McGill.CA / Science / Department of Physics

Special Astrophysics BYOL Seminar
(Bring Your Own Lunch)

Gravitational radiation from pulsar glitches:
nuclear physics with LIGO

Andrew Melatos

University of Melbourne

Pulsars are fantastically stable clocks, with spin periods measured to 15 significant figures in some objects. They spin down steadily over millions of years under the action of electromagnetic torques. However, roughly 5% of known pulsars also experience “glitches”, which are tiny, randomly timed, discontinuous spin-up events. The physical origin of glitches remains a mystery after 40 years.

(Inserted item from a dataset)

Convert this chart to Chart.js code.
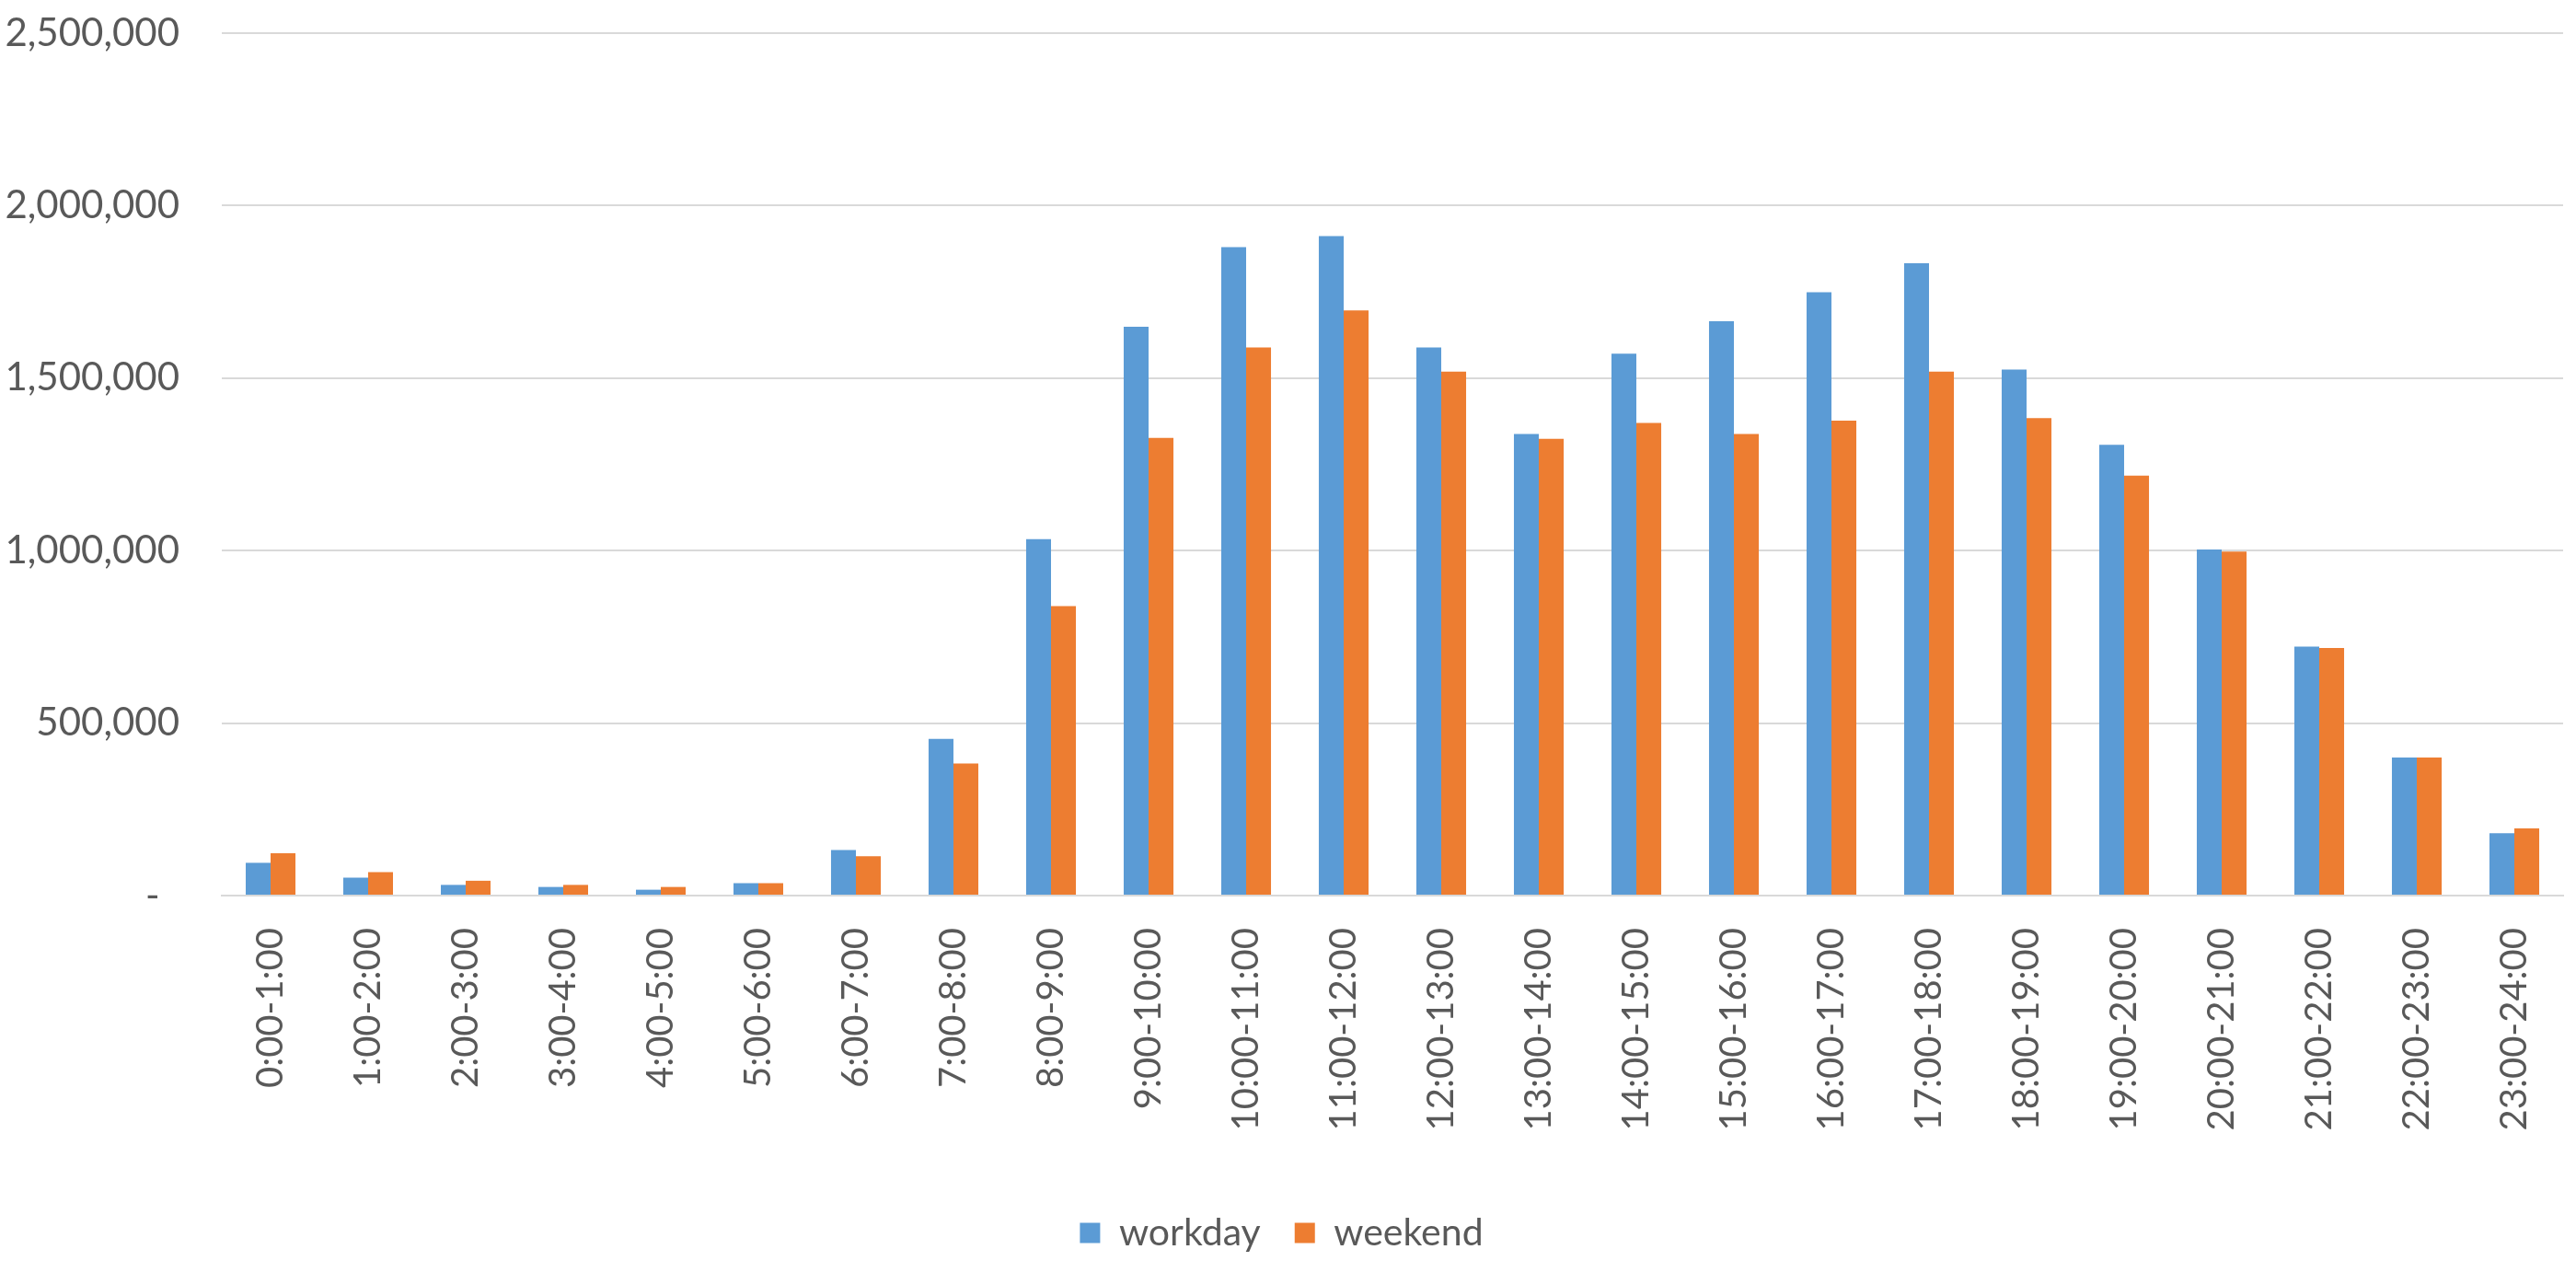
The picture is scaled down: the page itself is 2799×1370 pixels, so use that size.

Recent radio pulsar timing data, drawn primarily from the Parkes Multibeam Survey, has quadrupled the glitch database and effected a sea change in our ideas about the glitch phenomenon. In this talk, I present the latest data and discuss their implications for the long-standing superfluid vortex paradigm as well as for current and future experiments with the Laser Interferometer Gravitational Wave Observatory (LIGO). It is now clear, from glitch statistics in individual pulsars, that the size and waiting-time distributions of the spin-up events are power-law and Poissonian respectively. I present two collective mechanisms which can account for the observed statistics: vortex avalanches as a self-organised critical process, and sympathetic vortex unpinning as a self-regulated “coherent noise” process. The data raise fundamental challenges for both these mechanisms, including the need for macroscopic inhomogeneity, the gross mismatch between microscopic and observed unpinning rates, and the absence of the size-waiting-time correlation (“reservoir effect”) expected from vortex unpinning. I also present calculations of the periodic gravitational wave signal emitted by nonaxisymmetric Ekman pumping during the relaxation stage (days to weeks) following a glitch. It is shown that the signal, once detected, can be inverted to infer the compressbility and viscosity of bulk nuclear matter. The results of such a detection will be comparable with experimental data from terrestrial relativistic heavy-ion colliders. A brief discussion is given of how the gravitational wave signal and glitch physics are affected by the presence of superfluid turbulence inside a neutron star, both large-scale Kolmogorov-type circulation and small-scale reconnecting vortex tangles.